Task to carry out:
Among the entries, which lines carry the string "this"? Copy each of them.

Records:
+--

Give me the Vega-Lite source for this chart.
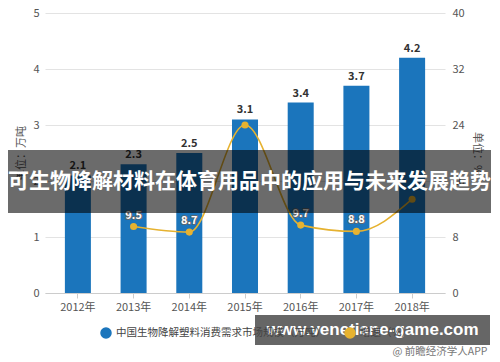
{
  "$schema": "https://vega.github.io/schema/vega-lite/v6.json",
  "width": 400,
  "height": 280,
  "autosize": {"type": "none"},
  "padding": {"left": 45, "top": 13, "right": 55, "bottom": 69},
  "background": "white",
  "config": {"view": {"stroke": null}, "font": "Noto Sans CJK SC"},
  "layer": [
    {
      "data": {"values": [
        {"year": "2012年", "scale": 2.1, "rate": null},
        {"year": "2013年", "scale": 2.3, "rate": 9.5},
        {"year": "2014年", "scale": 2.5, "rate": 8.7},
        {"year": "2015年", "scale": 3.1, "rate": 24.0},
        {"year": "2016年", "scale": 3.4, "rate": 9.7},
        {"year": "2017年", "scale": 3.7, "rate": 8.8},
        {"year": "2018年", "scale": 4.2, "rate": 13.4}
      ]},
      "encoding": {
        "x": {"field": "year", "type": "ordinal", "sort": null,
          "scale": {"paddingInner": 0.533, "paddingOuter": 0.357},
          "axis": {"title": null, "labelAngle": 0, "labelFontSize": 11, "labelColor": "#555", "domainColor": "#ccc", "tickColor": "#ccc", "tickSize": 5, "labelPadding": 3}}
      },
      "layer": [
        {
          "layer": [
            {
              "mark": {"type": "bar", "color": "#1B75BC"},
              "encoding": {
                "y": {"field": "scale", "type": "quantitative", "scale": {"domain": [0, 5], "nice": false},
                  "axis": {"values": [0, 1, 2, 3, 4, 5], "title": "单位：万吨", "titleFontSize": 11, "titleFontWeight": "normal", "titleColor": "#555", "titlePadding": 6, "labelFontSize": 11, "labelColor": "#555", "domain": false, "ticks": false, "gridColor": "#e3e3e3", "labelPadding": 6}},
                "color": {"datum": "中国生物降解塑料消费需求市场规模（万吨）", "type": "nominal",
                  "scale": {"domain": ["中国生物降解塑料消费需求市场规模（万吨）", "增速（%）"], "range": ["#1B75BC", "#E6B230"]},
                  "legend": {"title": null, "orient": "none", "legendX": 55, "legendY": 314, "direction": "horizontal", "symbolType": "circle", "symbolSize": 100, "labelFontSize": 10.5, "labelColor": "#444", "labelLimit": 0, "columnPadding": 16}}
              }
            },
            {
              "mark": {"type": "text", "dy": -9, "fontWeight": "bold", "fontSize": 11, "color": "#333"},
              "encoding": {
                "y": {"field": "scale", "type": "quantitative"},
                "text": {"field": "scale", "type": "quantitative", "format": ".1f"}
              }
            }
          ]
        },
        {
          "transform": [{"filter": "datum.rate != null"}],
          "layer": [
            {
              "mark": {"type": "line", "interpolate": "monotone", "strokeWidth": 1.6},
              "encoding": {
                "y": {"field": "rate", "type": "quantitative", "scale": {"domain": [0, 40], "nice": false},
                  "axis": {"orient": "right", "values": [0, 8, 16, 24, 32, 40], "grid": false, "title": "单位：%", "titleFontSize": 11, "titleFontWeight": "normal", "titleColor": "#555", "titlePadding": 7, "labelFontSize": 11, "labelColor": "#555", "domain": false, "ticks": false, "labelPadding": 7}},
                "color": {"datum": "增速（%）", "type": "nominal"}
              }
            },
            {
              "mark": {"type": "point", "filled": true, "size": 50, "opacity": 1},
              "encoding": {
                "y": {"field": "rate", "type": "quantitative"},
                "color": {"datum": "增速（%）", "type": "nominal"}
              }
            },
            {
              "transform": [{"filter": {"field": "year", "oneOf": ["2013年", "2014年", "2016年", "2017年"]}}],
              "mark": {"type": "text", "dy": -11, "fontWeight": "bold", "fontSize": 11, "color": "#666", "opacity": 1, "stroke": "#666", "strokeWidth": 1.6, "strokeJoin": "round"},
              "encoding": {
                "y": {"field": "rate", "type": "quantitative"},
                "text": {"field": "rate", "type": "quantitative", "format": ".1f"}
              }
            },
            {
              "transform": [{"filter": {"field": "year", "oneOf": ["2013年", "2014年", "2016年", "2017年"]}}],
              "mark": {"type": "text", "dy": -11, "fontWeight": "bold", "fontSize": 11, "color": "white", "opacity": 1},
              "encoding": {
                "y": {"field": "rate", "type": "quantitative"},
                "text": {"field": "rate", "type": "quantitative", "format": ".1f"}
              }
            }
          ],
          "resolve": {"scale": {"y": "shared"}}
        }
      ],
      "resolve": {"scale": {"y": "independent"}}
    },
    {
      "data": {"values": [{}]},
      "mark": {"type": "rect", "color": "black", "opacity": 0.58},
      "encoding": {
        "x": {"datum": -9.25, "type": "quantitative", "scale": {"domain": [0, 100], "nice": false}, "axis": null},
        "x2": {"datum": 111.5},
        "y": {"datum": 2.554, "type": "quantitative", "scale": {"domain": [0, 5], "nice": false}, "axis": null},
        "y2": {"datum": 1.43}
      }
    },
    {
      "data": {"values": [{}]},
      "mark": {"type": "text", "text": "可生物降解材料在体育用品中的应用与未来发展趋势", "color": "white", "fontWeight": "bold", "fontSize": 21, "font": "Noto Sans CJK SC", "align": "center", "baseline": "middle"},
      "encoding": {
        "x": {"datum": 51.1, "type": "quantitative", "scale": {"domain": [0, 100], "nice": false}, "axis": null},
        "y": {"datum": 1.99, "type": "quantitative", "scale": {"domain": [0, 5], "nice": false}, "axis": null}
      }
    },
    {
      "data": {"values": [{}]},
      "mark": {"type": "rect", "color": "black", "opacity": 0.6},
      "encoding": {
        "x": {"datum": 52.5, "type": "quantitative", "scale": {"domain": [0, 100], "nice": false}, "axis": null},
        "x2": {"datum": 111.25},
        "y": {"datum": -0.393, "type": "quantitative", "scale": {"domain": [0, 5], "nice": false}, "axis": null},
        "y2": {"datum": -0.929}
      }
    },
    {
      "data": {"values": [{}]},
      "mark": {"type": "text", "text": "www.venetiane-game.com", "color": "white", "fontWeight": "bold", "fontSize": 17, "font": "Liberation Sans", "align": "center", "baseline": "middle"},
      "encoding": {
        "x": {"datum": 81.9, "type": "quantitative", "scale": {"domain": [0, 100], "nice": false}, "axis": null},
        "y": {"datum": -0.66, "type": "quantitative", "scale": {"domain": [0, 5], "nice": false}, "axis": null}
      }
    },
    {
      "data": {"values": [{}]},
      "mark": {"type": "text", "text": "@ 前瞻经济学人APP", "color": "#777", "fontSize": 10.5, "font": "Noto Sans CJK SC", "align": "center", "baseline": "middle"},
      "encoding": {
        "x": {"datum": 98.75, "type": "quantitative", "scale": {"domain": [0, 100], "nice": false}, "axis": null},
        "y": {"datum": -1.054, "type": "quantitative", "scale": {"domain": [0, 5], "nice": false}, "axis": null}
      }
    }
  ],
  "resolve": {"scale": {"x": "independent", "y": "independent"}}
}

+--

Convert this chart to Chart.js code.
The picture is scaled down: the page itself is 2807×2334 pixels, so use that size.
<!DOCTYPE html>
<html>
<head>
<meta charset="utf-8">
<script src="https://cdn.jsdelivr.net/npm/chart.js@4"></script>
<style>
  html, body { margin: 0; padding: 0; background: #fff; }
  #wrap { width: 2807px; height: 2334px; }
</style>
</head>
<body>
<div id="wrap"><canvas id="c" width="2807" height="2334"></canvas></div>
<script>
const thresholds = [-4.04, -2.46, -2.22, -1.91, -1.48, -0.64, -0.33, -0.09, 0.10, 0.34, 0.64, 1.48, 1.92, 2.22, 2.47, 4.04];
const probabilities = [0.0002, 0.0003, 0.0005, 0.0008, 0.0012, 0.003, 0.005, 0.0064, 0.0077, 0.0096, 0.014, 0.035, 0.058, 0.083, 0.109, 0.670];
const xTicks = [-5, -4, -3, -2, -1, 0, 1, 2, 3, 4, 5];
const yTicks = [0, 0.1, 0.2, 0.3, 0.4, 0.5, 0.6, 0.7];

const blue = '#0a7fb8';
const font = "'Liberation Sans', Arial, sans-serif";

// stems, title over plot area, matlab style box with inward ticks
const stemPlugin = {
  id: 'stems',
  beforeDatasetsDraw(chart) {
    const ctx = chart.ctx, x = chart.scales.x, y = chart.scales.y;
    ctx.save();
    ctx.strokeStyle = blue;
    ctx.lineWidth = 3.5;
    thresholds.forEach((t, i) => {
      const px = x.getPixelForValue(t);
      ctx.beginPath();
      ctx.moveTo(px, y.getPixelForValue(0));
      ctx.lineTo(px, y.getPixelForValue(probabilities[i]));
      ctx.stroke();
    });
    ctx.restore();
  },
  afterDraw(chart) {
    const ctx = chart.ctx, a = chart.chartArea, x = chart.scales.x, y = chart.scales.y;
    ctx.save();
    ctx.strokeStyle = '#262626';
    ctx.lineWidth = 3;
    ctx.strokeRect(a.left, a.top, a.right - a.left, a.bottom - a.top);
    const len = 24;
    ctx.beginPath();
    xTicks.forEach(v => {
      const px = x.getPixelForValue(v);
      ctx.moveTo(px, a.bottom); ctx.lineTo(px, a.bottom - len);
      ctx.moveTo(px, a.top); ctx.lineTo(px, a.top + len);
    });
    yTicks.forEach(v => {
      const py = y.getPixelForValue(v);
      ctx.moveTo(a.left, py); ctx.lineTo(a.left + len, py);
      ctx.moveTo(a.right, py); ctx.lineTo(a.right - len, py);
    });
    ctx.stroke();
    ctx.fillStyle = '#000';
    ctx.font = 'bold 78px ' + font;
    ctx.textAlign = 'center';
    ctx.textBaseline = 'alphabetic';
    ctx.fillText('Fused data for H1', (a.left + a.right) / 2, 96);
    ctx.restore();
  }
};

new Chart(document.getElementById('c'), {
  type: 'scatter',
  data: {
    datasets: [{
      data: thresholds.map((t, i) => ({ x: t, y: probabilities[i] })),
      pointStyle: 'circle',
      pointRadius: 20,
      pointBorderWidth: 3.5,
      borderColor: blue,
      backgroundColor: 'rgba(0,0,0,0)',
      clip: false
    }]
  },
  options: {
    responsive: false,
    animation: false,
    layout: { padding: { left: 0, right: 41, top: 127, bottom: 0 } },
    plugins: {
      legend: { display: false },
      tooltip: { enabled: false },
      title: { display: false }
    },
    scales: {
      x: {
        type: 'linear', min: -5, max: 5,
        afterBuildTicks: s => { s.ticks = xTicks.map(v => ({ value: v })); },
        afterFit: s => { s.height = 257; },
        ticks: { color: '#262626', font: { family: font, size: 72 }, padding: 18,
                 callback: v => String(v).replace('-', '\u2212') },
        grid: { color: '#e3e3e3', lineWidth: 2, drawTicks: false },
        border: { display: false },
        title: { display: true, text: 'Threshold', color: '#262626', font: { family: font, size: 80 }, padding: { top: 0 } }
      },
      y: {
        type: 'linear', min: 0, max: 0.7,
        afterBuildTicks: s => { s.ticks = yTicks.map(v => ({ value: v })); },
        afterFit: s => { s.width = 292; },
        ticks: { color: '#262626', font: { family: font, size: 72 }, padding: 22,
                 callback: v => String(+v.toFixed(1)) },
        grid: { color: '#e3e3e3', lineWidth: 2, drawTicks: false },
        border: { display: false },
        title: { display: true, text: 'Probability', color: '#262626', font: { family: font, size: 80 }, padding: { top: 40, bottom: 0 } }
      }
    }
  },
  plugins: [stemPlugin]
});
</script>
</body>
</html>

+--

Exercise response:
Give me the Vega-Lite source for this chart.
Convert this chart to Chart.js code.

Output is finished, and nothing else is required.